Information provided
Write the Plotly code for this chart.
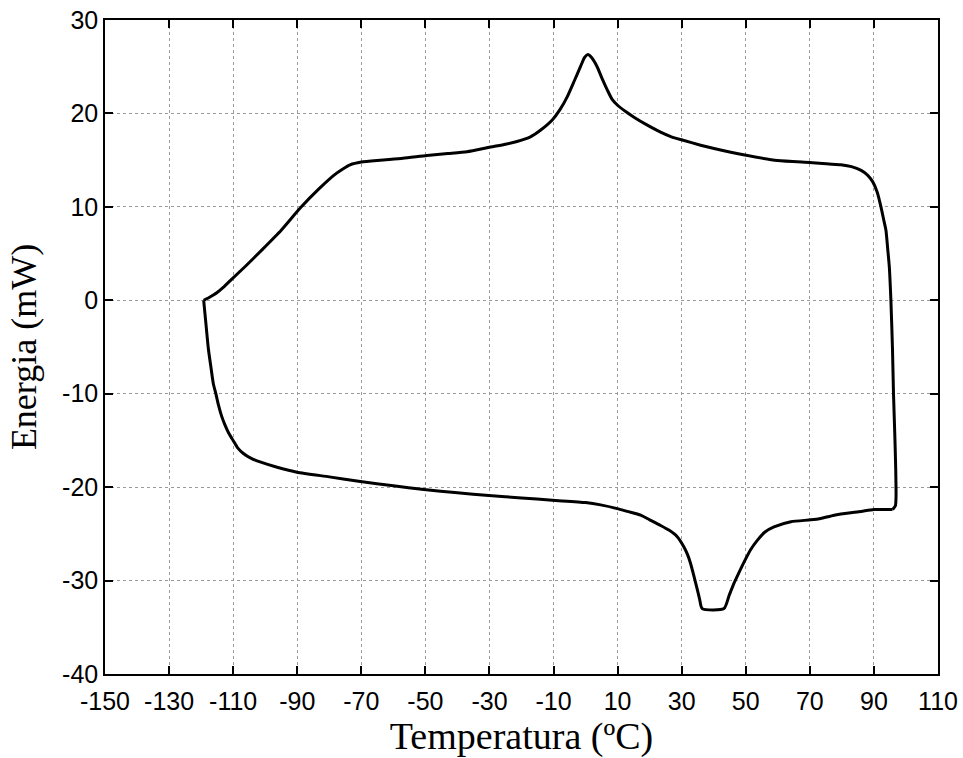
import plotly.graph_objects as go

# Heating branch: from the cold end across the top of the loop and down the hot side
temp_up = [-119.2, -117.5, -115.1, -113.0, -110.9, -106.0, -101.0, -95.0, -89.0, -83.0,
           -78.5, -76.0, -73.5, -70.0, -64.1, -57.0, -49.5, -43.0, -37.0, -29.7,
           -25.0, -21.4, -17.2, -14.1, -10.4, -8.0, -5.7, -3.5, -1.6, -0.3,
           0.7, 1.8, 3.6, 5.2, 6.8, 8.3, 9.9, 12.5, 15.1, 19.0,
           23.4, 26.8, 30.2, 35.9, 40.1, 49.7, 59.9, 69.9, 74.0, 79.7,
           83.0, 86.0, 88.0, 89.6, 91.0, 92.2, 93.0, 93.75, 94.3, 94.8,
           95.3, 95.8, 96.1, 96.5, 96.8, 96.9, 96.7, 95.8]
energy_up = [0.0, 0.3, 0.8, 1.4, 2.1, 3.7, 5.4, 7.5, 9.9, 12.0,
             13.4, 14.0, 14.5, 14.8, 15.0, 15.2, 15.5, 15.7, 15.9, 16.4,
             16.7, 17.0, 17.5, 18.2, 19.3, 20.4, 21.8, 23.5, 25.0, 26.0,
             26.3, 26.0, 25.0, 23.7, 22.5, 21.5, 20.9, 20.2, 19.6, 18.8,
             18.0, 17.5, 17.15, 16.6, 16.25, 15.55, 14.95, 14.75, 14.65, 14.5,
             14.3, 13.9, 13.4, 12.7, 11.6, 10.0, 8.7, 7.5, 5.5, 3.6,
             0.0, -5.3, -9.9, -14.2, -18.0, -21.0, -22.0, -22.4]

# Cooling branch: from the hot end along the bottom back to the cold end
temp_down = [95.8, 90.0, 86.0, 77.6, 73.4, 70.3, 64.1, 58.8, 56.0, 53.6,
             51.5, 49.5, 47.8, 46.3, 44.8, 43.2, 36.4, 35.6, 34.9, 33.8,
             32.8, 31.8, 30.7, 28.6, 26.0, 23.4, 20.0, 17.2, 13.0, 9.9,
             4.7, 0.0, -10.4, -20.0, -30.2, -40.0, -50.5, -60.0, -70.3, -80.0,
             -90.1, -96.0, -101.6, -104.5, -106.8, -108.6, -110.0, -111.4, -112.6, -113.6,
             -114.6, -115.4, -116.2, -117.0, -117.7, -118.5, -119.2]
energy_down = [-22.4, -22.4, -22.6, -23.0, -23.35, -23.5, -23.7, -24.25, -24.8, -25.7,
               -26.7, -28.0, -29.2, -30.3, -31.6, -33.0, -33.0, -32.0, -31.0, -29.5,
               -28.2, -27.2, -26.4, -25.3, -24.6, -24.1, -23.5, -23.0, -22.6, -22.3,
               -21.9, -21.65, -21.4, -21.15, -20.9, -20.6, -20.25, -19.85, -19.4, -18.9,
               -18.4, -17.9, -17.3, -16.9, -16.4, -15.8, -15.0, -14.2, -13.3, -12.4,
               -11.2, -10.0, -8.9, -7.0, -5.3, -2.5, 0.0]

# Axis ticks, written with plain hyphens
x_ticks = [-150, -130, -110, -90, -70, -50, -30, -10, 10, 30, 50, 70, 90, 110]
y_ticks = [-40, -30, -20, -10, 0, 10, 20, 30]
x_tick_labels = [str(v) for v in x_ticks]
y_tick_labels = [str(v) for v in y_ticks]

line_style = dict(color="black", width=3, shape="spline", smoothing=0.6)

fig = go.Figure()
fig.add_trace(go.Scatter(x=temp_up, y=energy_up, mode="lines", line=line_style,
                         showlegend=False, hoverinfo="x+y"))
fig.add_trace(go.Scatter(x=temp_down, y=energy_down, mode="lines", line=line_style,
                         showlegend=False, hoverinfo="x+y"))

tick_font = dict(family="Liberation Sans, Arial, sans-serif", size=25, color="black")

axis_common = dict(
    showline=True, linecolor="black", linewidth=1.5, mirror="ticks",
    ticks="inside", ticklen=8, tickcolor="black", tickwidth=1.5,
    showgrid=True, gridcolor="#9a9a9a", gridwidth=1, griddash="dot",
    zeroline=False, tickfont=tick_font, tickmode="array",
)

fig.update_xaxes(
    range=[-150, 110], tickvals=x_ticks, ticktext=x_tick_labels,
    title=dict(text="Temperatura (ºC)", standoff=4,
               font=dict(family="Liberation Serif, Times New Roman, serif", size=38, color="black")),
    ticklabelstandoff=4,
    **axis_common,
)
fig.update_yaxes(
    range=[-40, 30], tickvals=y_ticks, ticktext=y_tick_labels,
    title=dict(text="Energia (mW)", standoff=15,
               font=dict(family="Liberation Serif, Times New Roman, serif", size=36, color="black")),
    ticklabelstandoff=0,
    **axis_common,
)

fig.update_layout(
    width=963, height=758,
    margin=dict(l=105, r=25, t=20, b=84, autoexpand=False),
    plot_bgcolor="white", paper_bgcolor="white",
)

fig.write_html("out.html")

What to produce
Only the lines from the start of the material through the line containing "import plotly.graph_objects as go" should be transcribed. Pictures stay out.

Exercise answer
Write the Plotly code for this chart.
import plotly.graph_objects as go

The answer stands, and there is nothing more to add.